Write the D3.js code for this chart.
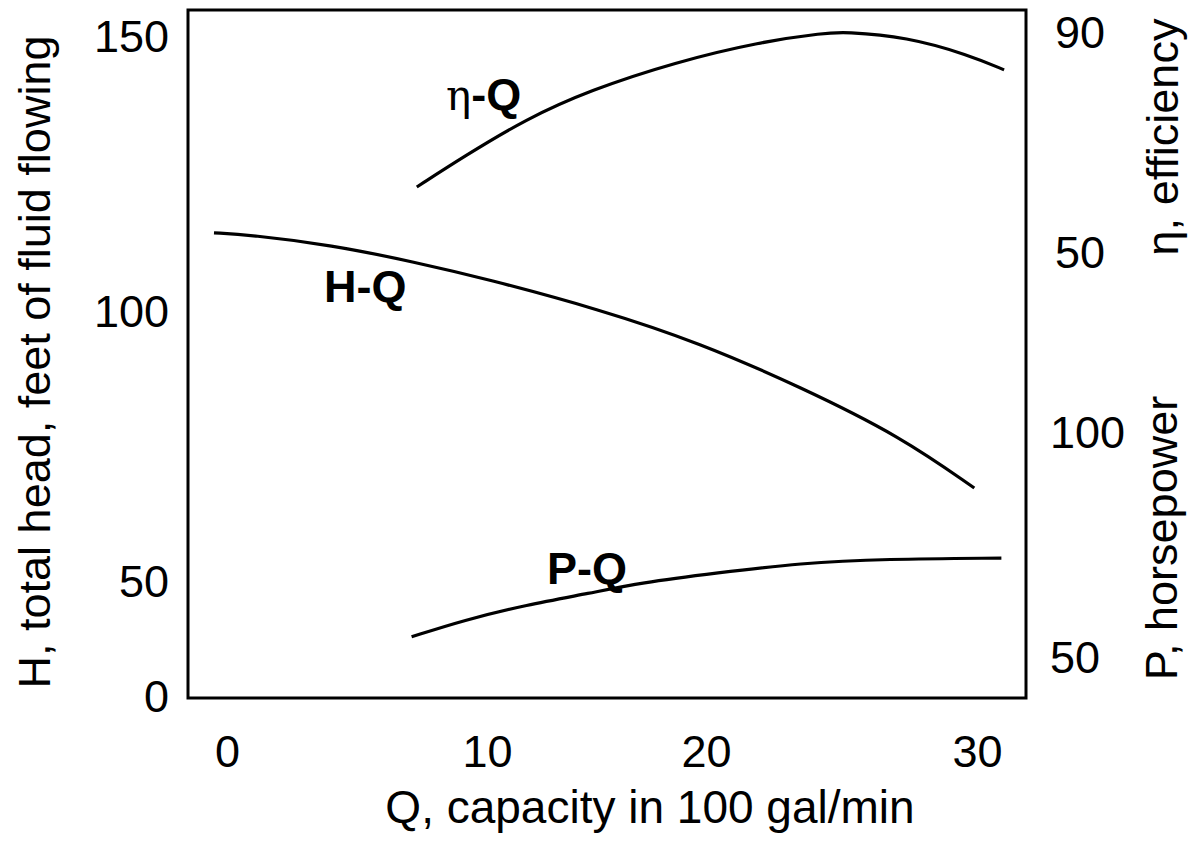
<!DOCTYPE html>
<html>
<head>
<meta charset="utf-8">
<script src="https://cdn.jsdelivr.net/npm/d3@7"></script>
<style>
  body { margin: 0; background: #fff; }
  svg { display: block; }
  text { font-family: "Liberation Sans", Arial, sans-serif; fill: #000; }
</style>
</head>
<body>
<svg id="canvas" width="1199" height="841"></svg>
<script>
// tick values on each axis
const qTicks = [0, 10, 20, 30];
const headTicks = [0, 50, 100, 150];
const effTicks = [50, 90];
const powerTicks = [50, 100];

// H-Q curve (total head, ft)
const hqCapacity = [-0.5, 0.9, 4.0, 7.2, 10.0, 15.2, 19.7, 23.5, 27.2, 29.9];
const hqHead = [114.4, 114.0, 112.2, 109.1, 106.0, 100.4, 94.3, 86.1, 76.9, 67.4];

// eta-Q curve (efficiency, %)
const eqCapacity = [7.3, 9.1, 11.8, 14.7, 18.6, 22.0, 24.4, 25.1, 27.4, 29.7, 31.0];
const eqEfficiency = [62.0, 67.5, 74.4, 79.6, 84.7, 88.4, 90.0, 90.2, 89.3, 86.0, 83.3];

// P-Q curve (horsepower)
const pqCapacity = [7.1, 9.1, 11.8, 14.7, 17.0, 20.4, 23.5, 26.6, 30.9];
const pqPower = [54.7, 58.4, 61.8, 64.4, 66.7, 68.9, 71.1, 72.0, 72.2];

const svg = d3.select("#canvas");

const box = { left: 188, right: 1026, top: 10, bottom: 698 };

// the drawing is not evenly spaced, so the scales are piecewise
const x = d3.scaleLinear().domain(qTicks).range([227, 487, 706, 977]);
const yHead = d3.scaleLinear().domain(headTicks).range([697, 582, 312, 37]);
const yEff = d3.scaleLinear().domain(effTicks).range([253, 33]);
const yPower = d3.scaleLinear().domain(powerTicks).range([658, 433]);

// frame
svg.append("rect")
  .attr("x", box.left)
  .attr("y", box.top)
  .attr("width", box.right - box.left)
  .attr("height", box.bottom - box.top)
  .attr("fill", "none")
  .attr("stroke", "#000")
  .attr("stroke-width", 3);

const styleAxis = (g) => {
  g.select(".domain").remove();
  g.selectAll("text")
    .attr("fill", "#000")
    .style("font-family", "'Liberation Sans', Arial, sans-serif")
    .style("font-size", "45px");
};

svg.append("g")
  .attr("transform", `translate(0,${box.bottom})`)
  .call(d3.axisBottom(x).tickValues(qTicks).tickSize(0).tickPadding(37))
  .call(styleAxis);

svg.append("g")
  .attr("transform", `translate(${box.left},0)`)
  .call(d3.axisLeft(yHead).tickValues(headTicks).tickSize(0).tickPadding(19))
  .call(styleAxis);

svg.append("g")
  .attr("transform", `translate(${box.right},0)`)
  .call(d3.axisRight(yEff).tickValues(effTicks).tickSize(0).tickPadding(29))
  .call(styleAxis);

svg.append("g")
  .attr("transform", `translate(${box.right},0)`)
  .call(d3.axisRight(yPower).tickValues(powerTicks).tickSize(0).tickPadding(24))
  .call(styleAxis);

// curves
const drawCurve = (qs, vs, yScale) => {
  const line = d3.line()
    .x((d) => x(d[0]))
    .y((d) => yScale(d[1]))
    .curve(d3.curveBasis);
  svg.append("path")
    .datum(d3.zip(qs, vs))
    .attr("d", line)
    .attr("fill", "none")
    .attr("stroke", "#000")
    .attr("stroke-width", 3.2);
};

drawCurve(hqCapacity, hqHead, yHead);
drawCurve(eqCapacity, eqEfficiency, yEff);
drawCurve(pqCapacity, pqPower, yPower);

// curve labels
svg.append("text")
  .attr("x", 324).attr("y", 302)
  .style("font-size", "45px").style("font-weight", "bold")
  .text("H-Q");

svg.append("text")
  .attr("x", 547).attr("y", 584)
  .style("font-size", "45px").style("font-weight", "bold")
  .text("P-Q");

const etaLabel = svg.append("text")
  .attr("x", 446).attr("y", 110)
  .style("font-size", "45px");
etaLabel.append("tspan").style("font-family", "'DejaVu Serif', serif").style("font-size", "42px").text("η");
etaLabel.append("tspan").style("font-weight", "bold").text("-Q");

// axis titles
svg.append("text")
  .attr("x", 650).attr("y", 823)
  .attr("text-anchor", "middle")
  .style("font-size", "46px")
  .text("Q, capacity in 100 gal/min");

svg.append("text")
  .attr("transform", "translate(50,362) rotate(-90)")
  .attr("text-anchor", "middle")
  .style("font-size", "45px")
  .text("H, total head, feet of fluid flowing");

svg.append("text")
  .attr("transform", "translate(1178,137) rotate(-90)")
  .attr("text-anchor", "middle")
  .style("font-size", "45px")
  .text("η, efficiency");

svg.append("text")
  .attr("transform", "translate(1177,538) rotate(-90)")
  .attr("text-anchor", "middle")
  .style("font-size", "45px")
  .text("P, horsepower");
</script>
</body>
</html>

=== Written request ===
In your copy, leave out the pictures and reproduce the material above exactly.

=== Correct response ===
Write the D3.js code for this chart.
<!DOCTYPE html>
<html>
<head>
<meta charset="utf-8">
<script src="https://cdn.jsdelivr.net/npm/d3@7"></script>
<style>
  body { margin: 0; background: #fff; }
  svg { display: block; }
  text { font-family: "Liberation Sans", Arial, sans-serif; fill: #000; }
</style>
</head>
<body>
<svg id="canvas" width="1199" height="841"></svg>
<script>
// tick values on each axis
const qTicks = [0, 10, 20, 30];
const headTicks = [0, 50, 100, 150];
const effTicks = [50, 90];
const powerTicks = [50, 100];

// H-Q curve (total head, ft)
const hqCapacity = [-0.5, 0.9, 4.0, 7.2, 10.0, 15.2, 19.7, 23.5, 27.2, 29.9];
const hqHead = [114.4, 114.0, 112.2, 109.1, 106.0, 100.4, 94.3, 86.1, 76.9, 67.4];

// eta-Q curve (efficiency, %)
const eqCapacity = [7.3, 9.1, 11.8, 14.7, 18.6, 22.0, 24.4, 25.1, 27.4, 29.7, 31.0];
const eqEfficiency = [62.0, 67.5, 74.4, 79.6, 84.7, 88.4, 90.0, 90.2, 89.3, 86.0, 83.3];

// P-Q curve (horsepower)
const pqCapacity = [7.1, 9.1, 11.8, 14.7, 17.0, 20.4, 23.5, 26.6, 30.9];
const pqPower = [54.7, 58.4, 61.8, 64.4, 66.7, 68.9, 71.1, 72.0, 72.2];

const svg = d3.select("#canvas");

const box = { left: 188, right: 1026, top: 10, bottom: 698 };

// the drawing is not evenly spaced, so the scales are piecewise
const x = d3.scaleLinear().domain(qTicks).range([227, 487, 706, 977]);
const yHead = d3.scaleLinear().domain(headTicks).range([697, 582, 312, 37]);
const yEff = d3.scaleLinear().domain(effTicks).range([253, 33]);
const yPower = d3.scaleLinear().domain(powerTicks).range([658, 433]);

// frame
svg.append("rect")
  .attr("x", box.left)
  .attr("y", box.top)
  .attr("width", box.right - box.left)
  .attr("height", box.bottom - box.top)
  .attr("fill", "none")
  .attr("stroke", "#000")
  .attr("stroke-width", 3);

const styleAxis = (g) => {
  g.select(".domain").remove();
  g.selectAll("text")
    .attr("fill", "#000")
    .style("font-family", "'Liberation Sans', Arial, sans-serif")
    .style("font-size", "45px");
};

svg.append("g")
  .attr("transform", `translate(0,${box.bottom})`)
  .call(d3.axisBottom(x).tickValues(qTicks).tickSize(0).tickPadding(37))
  .call(styleAxis);

svg.append("g")
  .attr("transform", `translate(${box.left},0)`)
  .call(d3.axisLeft(yHead).tickValues(headTicks).tickSize(0).tickPadding(19))
  .call(styleAxis);

svg.append("g")
  .attr("transform", `translate(${box.right},0)`)
  .call(d3.axisRight(yEff).tickValues(effTicks).tickSize(0).tickPadding(29))
  .call(styleAxis);

svg.append("g")
  .attr("transform", `translate(${box.right},0)`)
  .call(d3.axisRight(yPower).tickValues(powerTicks).tickSize(0).tickPadding(24))
  .call(styleAxis);

// curves
const drawCurve = (qs, vs, yScale) => {
  const line = d3.line()
    .x((d) => x(d[0]))
    .y((d) => yScale(d[1]))
    .curve(d3.curveBasis);
  svg.append("path")
    .datum(d3.zip(qs, vs))
    .attr("d", line)
    .attr("fill", "none")
    .attr("stroke", "#000")
    .attr("stroke-width", 3.2);
};

drawCurve(hqCapacity, hqHead, yHead);
drawCurve(eqCapacity, eqEfficiency, yEff);
drawCurve(pqCapacity, pqPower, yPower);

// curve labels
svg.append("text")
  .attr("x", 324).attr("y", 302)
  .style("font-size", "45px").style("font-weight", "bold")
  .text("H-Q");

svg.append("text")
  .attr("x", 547).attr("y", 584)
  .style("font-size", "45px").style("font-weight", "bold")
  .text("P-Q");

const etaLabel = svg.append("text")
  .attr("x", 446).attr("y", 110)
  .style("font-size", "45px");
etaLabel.append("tspan").style("font-family", "'DejaVu Serif', serif").style("font-size", "42px").text("η");
etaLabel.append("tspan").style("font-weight", "bold").text("-Q");

// axis titles
svg.append("text")
  .attr("x", 650).attr("y", 823)
  .attr("text-anchor", "middle")
  .style("font-size", "46px")
  .text("Q, capacity in 100 gal/min");

svg.append("text")
  .attr("transform", "translate(50,362) rotate(-90)")
  .attr("text-anchor", "middle")
  .style("font-size", "45px")
  .text("H, total head, feet of fluid flowing");

svg.append("text")
  .attr("transform", "translate(1178,137) rotate(-90)")
  .attr("text-anchor", "middle")
  .style("font-size", "45px")
  .text("η, efficiency");

svg.append("text")
  .attr("transform", "translate(1177,538) rotate(-90)")
  .attr("text-anchor", "middle")
  .style("font-size", "45px")
  .text("P, horsepower");
</script>
</body>
</html>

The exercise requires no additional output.